RE: Otter's Official Television Thread
April 29, 2020 at 8:11 pm
(This post was last modified: April 29, 2020 at 8:56 pm by Rev. Rye.)
Been watching
Succession on Hulu now that HBO unlocked a small part of their library.
I recently watched the episode where they had to deal with hiring a Nazi for their news network (and it's really a testament to how fucking insane the political scene is right now that I don't know exactly who he's supposed to be based on) and there's even a scene where he's being interrogated for damage control reasons and he keeps digging himself in deeper. And somehow, I found myself wanting to create my own answers for those questions, as a Third Reich buff who doesn't sympathise with their goals (and indeed, spent a good portion of a recent Anglotopia article mocking them because they're unsympathetic):
Q: Did you really name your dog Blondie after Hitler's dog?

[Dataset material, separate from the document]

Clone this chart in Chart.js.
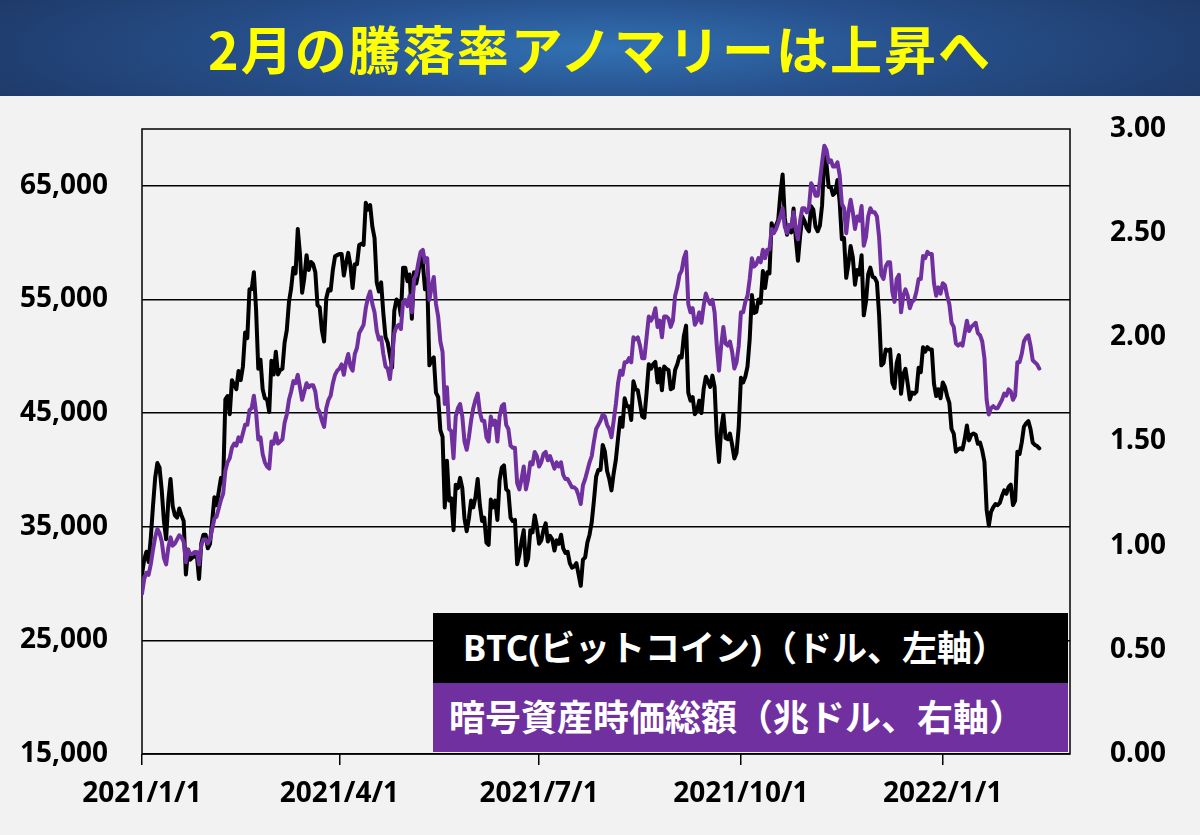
<!DOCTYPE html>
<html lang="ja">
<head>
<meta charset="utf-8">
<title>2月の騰落率アノマリーは上昇へ</title>
<script src="https://cdn.jsdelivr.net/npm/chart.js@4.4.1/dist/chart.umd.min.js"></script>
<style>
  html, body { margin: 0; padding: 0; }
  body {
    width: 1200px; height: 835px; overflow: hidden; position: relative;
    background: #f2f2f2;
    font-family: "Noto Sans", "Noto Sans CJK JP", sans-serif;
  }
  #banner {
    position: absolute; left: 0; top: 0; width: 1200px; height: 96px;
    background: radial-gradient(ellipse 60% 120% at 50% 50%, #3271b3 0%, #27508c 45%, #1d3764 100%);
    color: #ffff00; text-align: center;
    font: bold 52px "Noto Sans CJK JP", sans-serif;
    line-height: 96px; letter-spacing: 2px;
  }
  #wrap { position: absolute; left: 0; top: 96px; width: 1200px; height: 739px; }
  .key {
    position: absolute; left: 433px; width: 635px; height: 70px;
    color: #fff; font-weight: bold; line-height: 70px; white-space: nowrap;
  }
  #keyBtc { top: 613px; background: #000; font-size: 35px; padding-left: 30px; box-sizing: border-box; }
  #keyCap { top: 683px; height: 69px; line-height: 69px; background: #7030a0; font-size: 36px; padding-left: 16px; box-sizing: border-box; }
</style>
</head>
<body>
<div id="banner">2月の騰落率アノマリーは上昇へ</div>
<div id="wrap"><canvas id="chart" width="1200" height="739"></canvas></div>
<div class="key" id="keyBtc">BTC(ビットコイン)（ドル、左軸）</div>
<div class="key" id="keyCap">暗号資産時価総額（兆ドル、右軸）</div>

<script>
/* DATA: one value per day from 2021/1/1 (index 0) */
const btcPrice = [
  // 2021 Jan
  30800, 32100, 32800, 31900, 34000, 36800, 39300, 40600, 40200, 38200, 35500, 33900, 37300, 39200, 36800, 36000,
  35800, 36600, 36000, 35500, 30800, 33000, 32100, 32300, 32400, 32500, 30400, 33500, 34300, 34300, 33100,
  // Feb
  33500, 35500, 37600, 36900, 38100, 39300, 38900, 46200, 46500, 44900, 47900, 47500, 47100, 48700,
  47900, 49100, 52100, 51600, 55900, 55900, 57400, 54100, 48900, 49700, 47100, 46300, 46200, 45100,
  // Mar
  49600, 48400, 50400, 48400, 48800, 48900, 51200, 52300, 54800, 56000, 57800, 57300, 61200, 59000, 55600, 56900,
  58900, 57600, 58300, 58100, 57400, 54500, 54300, 52300, 51300, 55100, 55900, 55800, 57600, 58800, 58900,
  // Apr
  59000, 59000, 57100, 58200, 59100, 58000, 56000, 58100, 58100, 59800, 59900, 59800, 63500, 62900, 63300,
  61400, 60400, 56500, 55700, 56500, 53800, 51700, 51200, 50100, 49000, 54000, 55000, 54800, 53600, 57800,
  // May
  57800, 56600, 57200, 53300, 57400, 56400, 57400, 58800, 58200, 55900, 56800, 49200, 49700, 49900, 46800, 46400,
  43500, 42900, 36700, 40800, 37300, 37500, 34700, 38700, 38400, 39300, 38400, 35700, 34600, 35700, 37300,
  // Jun
  36700, 37600, 39200, 36900, 35500, 35800, 33600, 33400, 37400, 36700, 37300, 35600, 39100, 40200, 40400,
  38300, 38100, 35800, 35500, 35600, 31700, 32500, 33700, 34700, 31600, 32200, 34700, 34500, 36000, 35000,
  // Jul
  33500, 33800, 34700, 35300, 33700, 34200, 33900, 32900, 33800, 33500, 34300, 33100, 32700, 32800, 31800, 31400,
  31500, 31800, 30800, 29800, 32100, 32300, 33600, 34300, 35400, 37300, 39400, 40000, 40000, 42200, 41600,
  // Aug
  39900, 39200, 38200, 39700, 40900, 42800, 44600, 43800, 46300, 45600, 45600, 44400, 47800, 47100, 47000, 45900,
  44700, 44600, 46800, 49300, 48900, 49300, 49500, 47700, 48900, 47000, 49100, 48900, 48800, 47100, 47200,
  // Sep
  48800, 49300, 50000, 49900, 51800, 52700, 46800, 46100, 46400, 44900, 45200, 46100, 45000, 47100, 48200,
  47800, 47300, 48300, 47300, 43000, 40700, 43600, 44900, 42800, 42700, 43200, 42200, 41000, 41500, 43800,
  // Oct
  48100, 47700, 48200, 49100, 51500, 55400, 53800, 53900, 55000, 54700, 57500, 56000, 57400, 57300, 61700, 60900,
  61500, 62000, 64300, 66000, 62200, 60700, 61400, 60900, 63000, 60400, 58400, 60600, 62300, 61900, 61300,
  // Nov
  61000, 63200, 62900, 61400, 61000, 61500, 63300, 67600, 66900, 64900, 64900, 64200, 64400, 65500, 63600,
  60300, 60400, 56900, 58100, 59700, 58700, 56300, 57600, 57200, 58900, 53600, 54800, 57200, 57800, 57000,
  // Dec
  56900, 56500, 53600, 49200, 49400, 50600, 50500, 50600, 47700, 47200, 49400, 50100, 46700, 48400, 48900, 47600,
  46200, 46800, 46700, 46900, 49000, 48600, 50800, 50400, 50800, 50600, 50600, 47600, 46500, 47100, 46300,
  // 2022 Jan
  47700, 47300, 46500, 45900, 43600, 43200, 41600, 41800, 41900, 41800, 42700, 43900, 42600, 43100, 43200, 43100,
  42300, 42400, 41700, 40700, 36500, 35100, 36300, 36700, 37000, 36900, 37100, 37700, 38200, 37900, 38500,
  // Feb
  38700, 36900, 37300, 41600, 41400, 42400, 43800, 44100, 44300, 43600, 42400, 42200, 42100, 41900
];

const cryptoCap = [
  // 2021 Jan
  0.77, 0.84, 0.87, 0.86, 0.91, 0.98, 1.04, 1.08, 1.06, 1.02, 0.94, 0.91, 0.99, 1.04, 1.00, 1.01,
  1.03, 1.05, 1.04, 1.02, 0.92, 0.98, 0.96, 0.96, 0.97, 0.97, 0.91, 1.00, 1.03, 1.03, 1.01,
  // Feb
  1.03, 1.08, 1.13, 1.14, 1.18, 1.22, 1.25, 1.36, 1.40, 1.42, 1.47, 1.49, 1.48, 1.52,
  1.50, 1.54, 1.58, 1.58, 1.65, 1.66, 1.72, 1.64, 1.51, 1.52, 1.44, 1.40, 1.38, 1.37,
  // Mar
  1.50, 1.49, 1.54, 1.49, 1.50, 1.51, 1.59, 1.63, 1.70, 1.74, 1.79, 1.78, 1.82, 1.76, 1.70, 1.74,
  1.78, 1.76, 1.77, 1.77, 1.74, 1.66, 1.64, 1.60, 1.57, 1.66, 1.70, 1.72, 1.78, 1.82, 1.84,
  // Apr
  1.85, 1.87, 1.82, 1.88, 1.92, 1.86, 1.84, 1.92, 1.95, 2.02, 2.04, 2.06, 2.14, 2.19, 2.22,
  2.16, 2.12, 2.03, 1.99, 2.00, 1.92, 1.86, 1.85, 1.80, 1.90, 2.02, 2.05, 2.06, 2.04, 2.17,
  // May
  2.18, 2.15, 2.20, 2.12, 2.28, 2.30, 2.36, 2.41, 2.42, 2.36, 2.38, 2.18, 2.24, 2.29, 2.16, 2.10,
  1.98, 1.93, 1.68, 1.76, 1.56, 1.55, 1.42, 1.62, 1.66, 1.68, 1.62, 1.50, 1.46, 1.52, 1.60,
  // Jun
  1.66, 1.70, 1.73, 1.64, 1.60, 1.60, 1.52, 1.50, 1.62, 1.58, 1.60, 1.50, 1.62, 1.67, 1.68,
  1.58, 1.56, 1.48, 1.47, 1.47, 1.30, 1.27, 1.32, 1.38, 1.27, 1.32, 1.40, 1.39, 1.45, 1.43,
  // Jul
  1.38, 1.40, 1.44, 1.45, 1.41, 1.43, 1.40, 1.37, 1.40, 1.38, 1.40, 1.34, 1.32, 1.32, 1.30, 1.28,
  1.28, 1.27, 1.24, 1.20, 1.29, 1.32, 1.36, 1.40, 1.43, 1.50, 1.56, 1.58, 1.60, 1.63, 1.62,
  // Aug
  1.58, 1.56, 1.52, 1.60, 1.68, 1.78, 1.84, 1.82, 1.88, 1.88, 1.90, 1.88, 2.00, 1.99, 2.00, 1.96,
  1.90, 1.90, 2.00, 2.10, 2.08, 2.10, 2.14, 2.05, 2.08, 2.00, 2.10, 2.10, 2.09, 2.05, 2.08,
  // Sep
  2.20, 2.24, 2.30, 2.32, 2.38, 2.41, 2.16, 2.12, 2.14, 2.06, 2.08, 2.12, 2.07, 2.15, 2.21,
  2.18, 2.16, 2.18, 2.12, 1.96, 1.84, 1.96, 2.05, 1.97, 1.96, 1.98, 1.93, 1.85, 1.88, 1.96,
  // Oct
  2.12, 2.12, 2.17, 2.20, 2.28, 2.38, 2.34, 2.35, 2.38, 2.36, 2.42, 2.38, 2.42, 2.42, 2.52, 2.50,
  2.52, 2.55, 2.58, 2.62, 2.53, 2.50, 2.54, 2.53, 2.60, 2.52, 2.47, 2.56, 2.62, 2.62, 2.60,
  // Nov
  2.62, 2.74, 2.72, 2.68, 2.68, 2.75, 2.84, 2.92, 2.90, 2.84, 2.85, 2.82, 2.82, 2.84, 2.78,
  2.64, 2.62, 2.50, 2.60, 2.66, 2.60, 2.52, 2.58, 2.56, 2.63, 2.44, 2.48, 2.58, 2.62, 2.60,
  // Dec
  2.60, 2.58, 2.48, 2.30, 2.28, 2.34, 2.36, 2.36, 2.22, 2.17, 2.28, 2.30, 2.12, 2.20, 2.23, 2.20,
  2.14, 2.17, 2.18, 2.22, 2.28, 2.28, 2.39, 2.38, 2.41, 2.40, 2.40, 2.26, 2.20, 2.24, 2.21,
  // 2022 Jan
  2.26, 2.25, 2.20, 2.16, 2.07, 2.05, 1.97, 1.96, 1.97, 1.96, 2.02, 2.08, 2.03, 2.05, 2.06, 2.07,
  2.02, 2.01, 1.98, 1.90, 1.70, 1.63, 1.66, 1.67, 1.66, 1.66, 1.68, 1.70, 1.73, 1.72, 1.75,
  // Feb
  1.74, 1.70, 1.72, 1.88, 1.88, 1.92, 1.98, 2.00, 2.01, 1.96, 1.89, 1.88, 1.87, 1.85
];

/* AXES */
const dateTickDays = [0, 90, 181, 273, 365];
const dateTickLabels = ["2021/1/1", "2021/4/1", "2021/7/1", "2021/10/1", "2022/1/1"];
const lastDay = 423;            // 2022/2/28
const btcTicks = [15000, 25000, 35000, 45000, 55000, 65000];
const btcMin = 15000, btcMax = 70000;
const capMin = 0, capMax = 3, capStep = 0.5;

const tickFont = { family: "'Noto Sans', sans-serif", size: 28, weight: "bold" };

/* PLOT FRAME */
const frame = {
    id: "frame",
    beforeDatasetsDraw(chart) {
        const a = chart.chartArea;
        const c = chart.ctx;
        c.save();
        c.strokeStyle = "#000";
        c.lineWidth = 1.5;
        c.strokeRect(a.left, a.top, a.right - a.left, a.bottom - a.top);
        c.restore();
    }
};

// fixed side widths; label padding must not push the plot down
function fixWidth(w) {
    return s => {
        s.width = w;
        s.paddingTop = 0;
        s.paddingBottom = 0;
    };
}

let ctx = document.getElementById("chart").getContext("2d");

let chart = new Chart(ctx, {
    type: "line",
    data: {
        datasets: [
            {
                label: "暗号資産時価総額（兆ドル、右軸）",
                data: cryptoCap.map((v, i) => ({ x: i, y: v })),
                yAxisID: "yCap",
                borderColor: "#7030a0",
                borderWidth: 4,
                pointRadius: 0,
                tension: 0,
                order: 0
            },
            {
                label: "BTC(ビットコイン)（ドル、左軸）",
                data: btcPrice.map((v, i) => ({ x: i, y: v })),
                yAxisID: "yBtc",
                borderColor: "#000000",
                borderWidth: 4,
                pointRadius: 0,
                tension: 0,
                order: 1
            }
        ]
    },
    options: {
        responsive: false,
        animation: false,
        devicePixelRatio: 1,
        layout: { padding: { top: 33, left: 0, right: 0, bottom: 0 } },
        plugins: { legend: { display: false }, tooltip: { enabled: false } },
        elements: { line: { borderJoinStyle: "round", borderCapStyle: "round" } },
        scales: {
            x: {
                type: "linear",
                min: 0,
                max: lastDay,
                afterBuildTicks: s => { s.ticks = dateTickDays.map(v => ({ value: v })); },
                afterFit: s => { s.height = 81; },
                grid: { drawOnChartArea: false, color: "#000", lineWidth: 1.5, tickLength: 11 },
                border: { display: false },
                ticks: {
                    autoSkip: false,
                    maxRotation: 0,
                    padding: 12,
                    color: "#000",
                    font: tickFont,
                    callback: v => dateTickLabels[dateTickDays.indexOf(v)]
                }
            },
            yBtc: {
                position: "left",
                min: btcMin,
                max: btcMax,
                afterBuildTicks: s => { s.ticks = btcTicks.map(v => ({ value: v })); },
                afterFit: fixWidth(142),
                grid: { color: "#000", lineWidth: 1.5, drawTicks: false },
                border: { display: false },
                ticks: {
                    padding: 34,
                    color: "#000",
                    font: tickFont,
                    callback: v => v.toLocaleString("en-US")
                }
            },
            yCap: {
                position: "right",
                min: capMin,
                max: capMax,
                afterFit: fixWidth(130),
                grid: { display: false },
                border: { display: false },
                ticks: {
                    stepSize: capStep,
                    padding: 32,
                    color: "#000",
                    font: tickFont,
                    callback: v => v.toFixed(2)
                }
            }
        }
    },
    plugins: [frame]
});
</script>
</body>
</html>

A: Actually, I named her after Clint Eastwood. You ever watch
The Good The Bad and The Ugly? What's his character's name? He actually does have a name: Blondie. (The only truly fake answer answer of the three I wrote; the other two are my honest answers.)
Q: Have you ever read
Mein Kampf?
A: I've skimmed it a few times, but I've never been able to read it cover to cover. You ever try reading that shit? It's 700 pages long, and half of it's just whiny rambling about his past and the other half is his long-winded rambling about his bullshit ideology. If you're into that sort of thing, Elliot Rodger's manifesto is a fifth of the length and his grievances are frequently so petty that it becomes humourous. Frankly, if you're at all curious, there's
a nursery rhyme version that's a hell of a lot easier to read and tells you everything you need to know about the book. I wouldn't recommend the full thing unless you were really interested in that period of history, and even then, you'll be tempted to throw the damn thing at the wall and the only thing that'll keep you from doing it is it's so fucking huge you'll probably damage the wall.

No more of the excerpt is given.